Speaking of the recession the country has struggled through for the last three years, he promised, “This is a detour, not a destiny, for America.”
Romney’s visit to the significantly conservative Sioux City area, nearly four hours away from Des Moines, was just a piece of his campaign’s recently adopted all-in strategy for the Hawkeye State after months of ambivalence over committing to, and possibly losing, the GOP stronghold.
But after a summer in which one conservative candidate after another crested and crashed, the Romney campaign has made the calculation that the next, and last, candidate to rise in Iowa should be their own.
The decision, it seems, is about to pay off as the GOP faithful come around to the one person they seem to agree could beat Barack Obama in November.
But a calculation of victory hasn’t been the only force at work in Iowa lately. With smiles, nods, clapping, and cheering, they listened Saturday to Romney’s vision of what he said he wanted for the country—a balanced budget, opportunity for kids, a safety net for seniors, and an ideal that people would be proud of again.
For someone accused of pandering to Republicans, Romney’s speech was remarkably devoid of any mention of God, guns, gays, Ronald Reagan, or any of his five opponents. When he spoke of President Obama, he stuck to the president’s policies and what he called Obama’s effort to create an “entitlement state,” but avoided any talk of Saul Alinsky, socialism, and the other buzzwords that talk-radio hosts associate with Obama these days.
Even without the red meat and fighting words, the response from the assembled GOP voters was unmistakably positive.
Mel Adema, a businessman in Sioux City who has been courted by nearly all of the campaigns but has not committed to any candidate, thinks Romney will win Iowa in what he called “a real horse race.”
“Mitt looks really strong,” Adema said. “I think people see him as very levelheaded, very calm. People in Iowa cling to people like that who are quite homey, quite bright, those types of things.”
As true as that is, Romney also hasn’t gotten to the front of the Republican pack at precisely the right moment on gee-whiz alone. Behind his perfectly timed rise has been the swift, hard fall of Newt Gingrich, the frontrunner until the middle of December, when Restore Our Future, a super PAC associated with but not controlled by Romney, launched a campaign of negative television ads against him, including more than $3 million worth that hammered Gingrich, ironically, for a series of flip-flops on issues like global warming.

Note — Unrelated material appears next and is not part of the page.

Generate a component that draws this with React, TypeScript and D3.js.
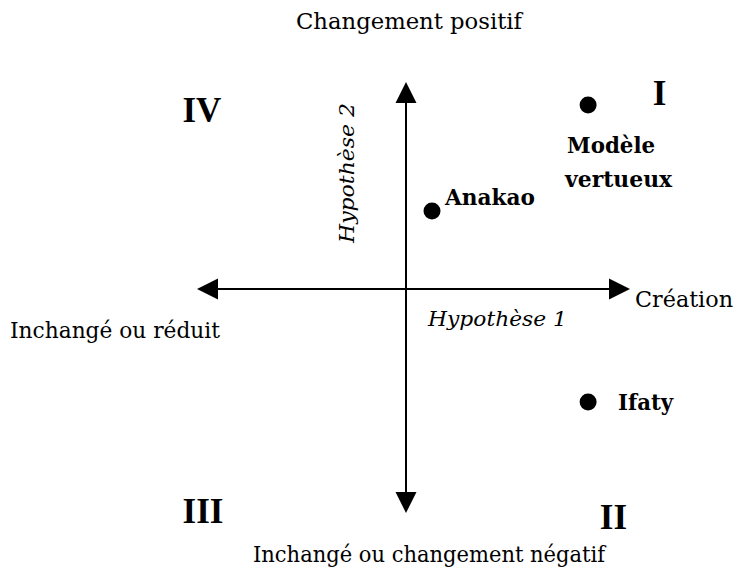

Locally, Gingrich peaked at 31 percent in a University of Iowa poll three days before the ads began in early December. The Des Moines Register poll released Saturday showed him in fourth place, with 12 percent, and just 1 point ahead of Texas Gov. Rick Perry, whose multimillion-dollar war chest alone ensures he’ll outlast Gingrich if he wants to.
Romney’s lead with just 24 percent leaves raises the question of why 76 percent of Iowa Republicans aren’t on board with him yet, and whether they’ll get behind him in a general election if he takes the nomination.
But the signs for Romney seem to be getting better every day, especially among conservatives. Despite assumptions in the media that Iowa’s evangelicals would never support him, plenty of members of Sioux City’s Central Baptist Church came out Saturday to see him and left planning to caucus for him on Tuesday.
Paul Baker, who supported Mike Huckabee in 2008 and Tim Pawlenty earlier in this campaign, liked what he heard at the Stoney Creek Inn and said he would absolutely caucus for Romney on Tuesday. “He’s very intelligent, very presidential, he has a vision. He’s Reaganesque,” Baker said. Another thing Baker likes about him? “Romney can win.”